La gratitud es una de las características de la fe cristiana genuina. Los cristianos son aquellos que dan gracias con gozo por el evangelio, aquellas acciones de Dios que sirven para llevar a un pueblo llamado por Su nombre a la comunión consigo mismo.
La Caída lo destrozó todo, expulsando a hombres y mujeres de la luz de la presencia de Dios a una oscuridad creada por ellos mismos. El Hijo, a través del Espíritu, devuelve a aquellos que habitan en esta noche eterna a esa gloriosa relación con el Padre que era su destino original. Y por esa mayor de las verdades, debemos agradecer a Dios todos los días. Pero tal vez podamos hacerlo, especialmente en Navidad, al contemplar ese momento en el que el tiempo había llegado plenamente, cuando Dios mismo se hizo carne, cuando la luz una vez más brilló en la oscuridad, y la historia más grande jamás contada entró en su fase más hermosa y dramática. . Es un momento de regocijo. Es un tiempo de contemplación cristiana. Debemos aprovechar la oportunidad que nos brinda para permitir que nuestros corazones se llenen de grandes pensamientos del Verbo hecho carne.

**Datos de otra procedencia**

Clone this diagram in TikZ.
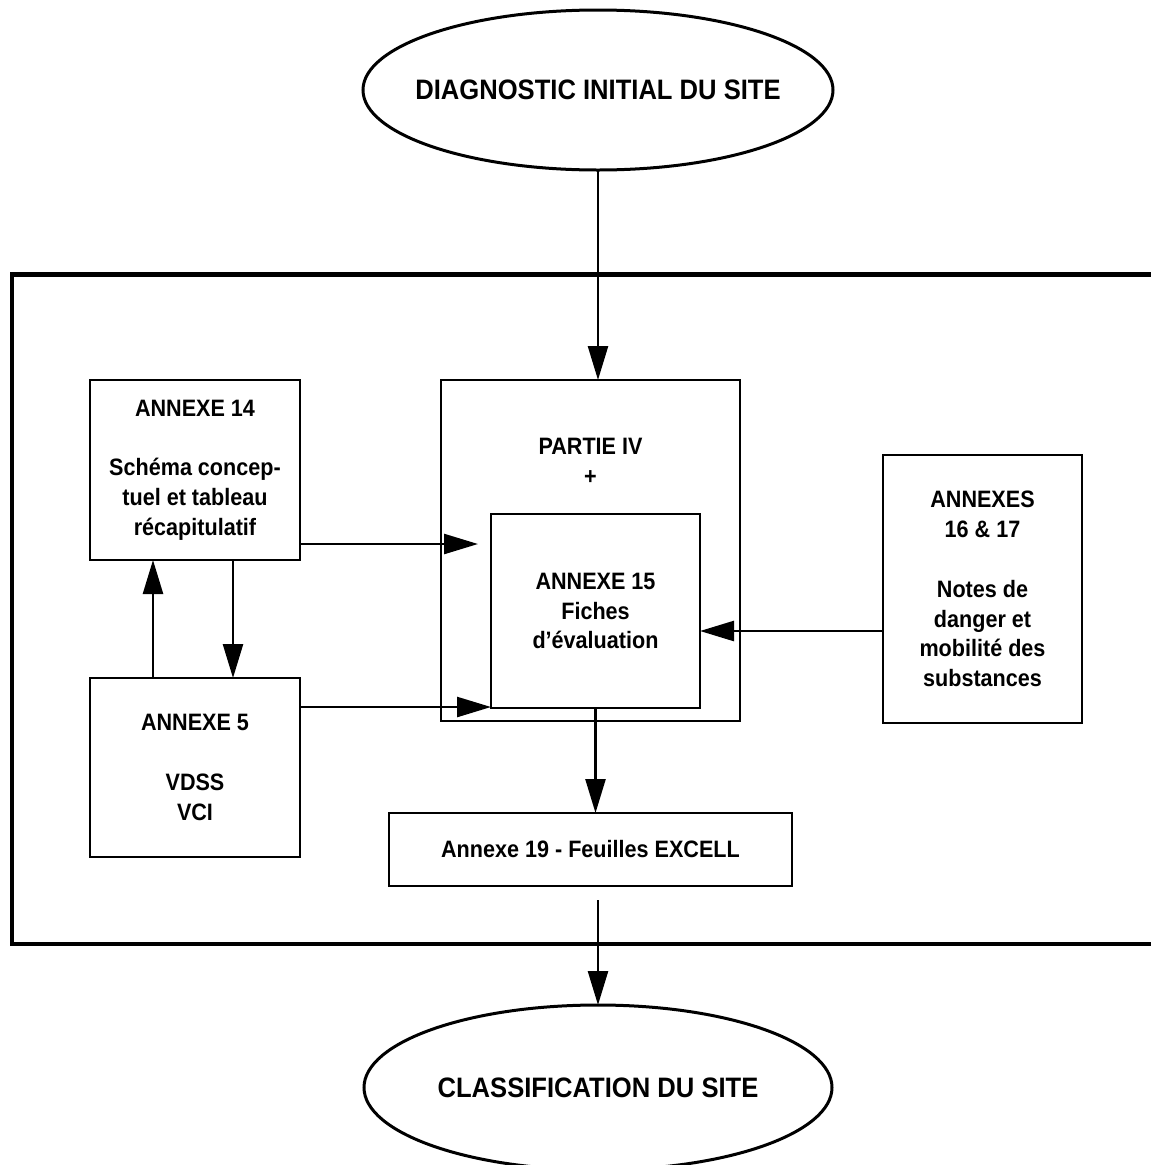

“El Verbo hecho carne”. ¡Qué dramático conjunto de paradojas encarna esa pequeña frase! Sin duda, Dios es misterioso en el Antiguo Testamento. Sin embargo, ¿cuánto más misterioso se revela en el vientre de María y en el pesebre de Belén? Allí, el Uno infinitamente majestuoso se manifiesta en la fragilidad de la forma humana finita. El Hijo eterno del divino Padre toma carne creada y nace en el tiempo de Su madre humana. El Creador de todas las cosas entra en Su propia creación como criatura. El Dios soberano y autosuficiente que no necesita nada de nadie se somete a su propia creación, un bebé indefenso en un pesebre que depende de otros incluso para su alimento, vestido y refugio. Aquel en quien todas las cosas viven, se mueven y existen, obtiene vida de la leche del pecho de su madre. Aquel que no puede morir se reviste de naturaleza humana y emprende ese largo y arduo camino que le conducirá a su muerte violenta y sangrienta.
Debemos aprovechar esta época del año para contemplar quién es este Dios que actúa de tal manera, pues Dios no está constituido por la acción de la Encarnación. Él no cambia ni se convierte de alguna manera en Dios en el momento de la concepción de Cristo. Más bien, la delicada y frágil humanidad del niño Cristo se convierte en el medio a través del cual Él se revela tal como es hacia su pueblo. Lo que un día se mostrará con poder dramático en la Transfiguración y más aún en Su Segunda Venida comienza en el útero y es presenciado por primera vez por los pastores. Mientras contemplan el rostro del niño Jesús, contemplan a la segunda persona de la Trinidad vestida de carne humana. Sí, hay dos naturalezas allí, la divina y la humana, pero solo una persona.
Este es un tiempo para la devoción gozosa. Cristiano, he aquí a tu Dios, acostado en un pesebre, amamantado en el pecho de su madre, proclamado por los ángeles, adorado por los pastores. Y que mientras adoráis al Dios Encarnado, cristalice en vuestra alma alguna idea de la inmensidad de su amor. Que olvides por un momento las trivialidades de este mundo y te sientas abrumado por el Dios misterioso que haría (y podría) hacer tal cosa, que se deleitaba en hacer tal cosa. Y que, por lo tanto, estés agradecido no simplemente por lo que Dios hace sino por quién se ha revelado ser.